Step 1: Drop the unrelated columns
Step 2: Convert the numeric columns of AdverseEffectsorDeath
, DurationDays
and EnrollmentCount
into qualitative columns by grouping them into different labels.
Support is a rule that measuring the frequency of the itemset occurs in the dataset. Confidence measures how frequent of the itemset appear given the presence of other itemset. Lift indicate the independency and association of itemset. The value of lift should be greater than 1 to show associations.
This project use R to code ARM on the prepared dataset. Arules library are used to conduct apriori test. Since the project is interested about how other attributes cause influences on the label column DurationDays
, set the appearance option in apriori as labels within DurationDays
column. The thresholds are set as support=.005, confidence=0.01, minlen=2, which return 167 rules.
According to fig.2, the itemset {relatively_shortLen, All} has the highest support of 0.45 since it appears in 45% of all dataset. All
is a variable under Gender
column, which means the clinical trial accepts both genders and it counts for large portion of Gender
column. This itemset implies that the most of trials with relatively short length accepts both genders. The itemset {relatively_shortLen, Completed} has the second highest support of 0.437, which indicates that there are lots of trials with relatively short length are completed.
According to fig 3., 4 different labels in DurationDays
column all has itemsets {longLen, All}, {medianLen, All}, {relatively_shortLen, All} and {shortLen, All} with high confidence value. This indicates that whatever length of duration of the trial, it always employs both genders. Similar to the explanation in last part, this reflects that variable “All
under Gender
column counts for large proportion in that column.
According to Fig 4, itemset {longLen, very_highAD} has highest lift value of 2.61. This indicates that the long length of clinical trials are highly associated very high rate of adverse effects and death. The itemset {shortLen, elderly} has high lift value of 2.4, which suggest the dependency of short length of clinical trials on elderly group.
Apart from the ARM specific for DurationDays
column, this project also conduct rules on whole record dataset. Fig 5, Fig 6 and Fig 7 illustrate the Top 20 highest Support, Confidence, Lift result for all data, respectively.
Fig 5 suggests the high existence of variable Competed
, All
, Parallel Assignment
and Randomized
in the dataset.
Fig 7 illustrates the high association of among items SingleArmNA
, Single Group Assignment
and 1
.
Fig 8, fig 9 and fig 10 are presenting 3 different types of networks for duration data, which are networkD3, VisNetwork and igraph. These graphs are showing same edges and nodes.

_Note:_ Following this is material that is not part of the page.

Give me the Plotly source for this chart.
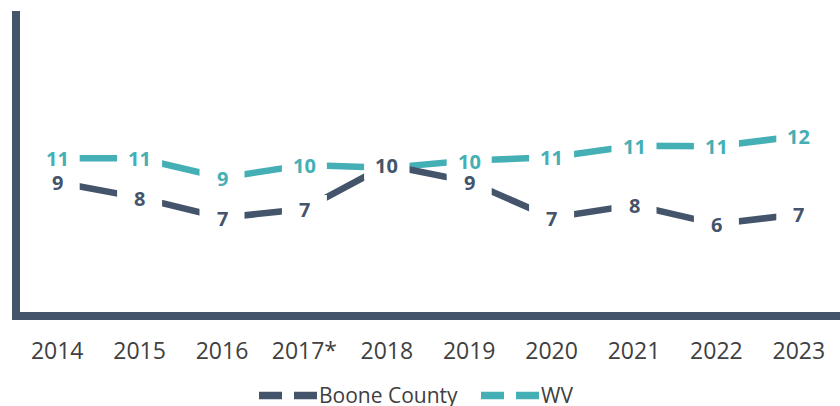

Fig 11 and fig 12 presents networkD3, and VisNetwork respectively for lift value of all data
According to fig 7 and fig 12, it shows that variable 1
under ArmNumber
column, variable SingleArmNA
under column DesignAllocation
, and Single Group Assignment
under column DesignInterventionModel
have high association with each other.
This could be explained by the nature of the dataset and clinical trial. ArmNumber
column record the number of arms (subgroups of participants) in the clinical trials. DesignAllocation
column records the methods of how participants are assigned into different groups. DesignInterventionModel
is the strategy of assigning interventions to participants. If there is only 1 arm, participants neither do not need to be assigned, nor requiring special assigning strategies, thus it is labeled as SingleArmNA
in the DesignAllocation
column and Single Group Assignment
under DesignInterventionModel
.
According to the networks based on lift value for duration of clinical trials, it shows that there is clear distinguish of variables associating to long length of clinical trials and short length clinical trials.
Based on the fig 8, the green nodes are only connecting to one center, and the light orange nodes are connecting to 2 centers. The center of longLen
share lots of common nodes with center of medianLen
, while only share 2 common node with center relatively_shortLen
and no common node with shortLen
. This graph clearly illustrate how the presence of different variables affect the length of clinical trials.
Link this graph to the fig 4, the long length of clinical trials shows the highest association with very high rate of adverse effects and death.
This make sense since if a medicine are highly possible of causing adverse effects or death, the research would take longer time to find the solution of lowering the risks of medicine. Besides that, the short length of clinical trials has high dependency on elderly group. Since elderly group are vulnerable and more susceptible to adverse effects of drugs, it makes sense that the clinical trials on elderly group take short length.
To sum up, knowing associations of variables to duration of clinical trials greatly facilitate the prediction of the length.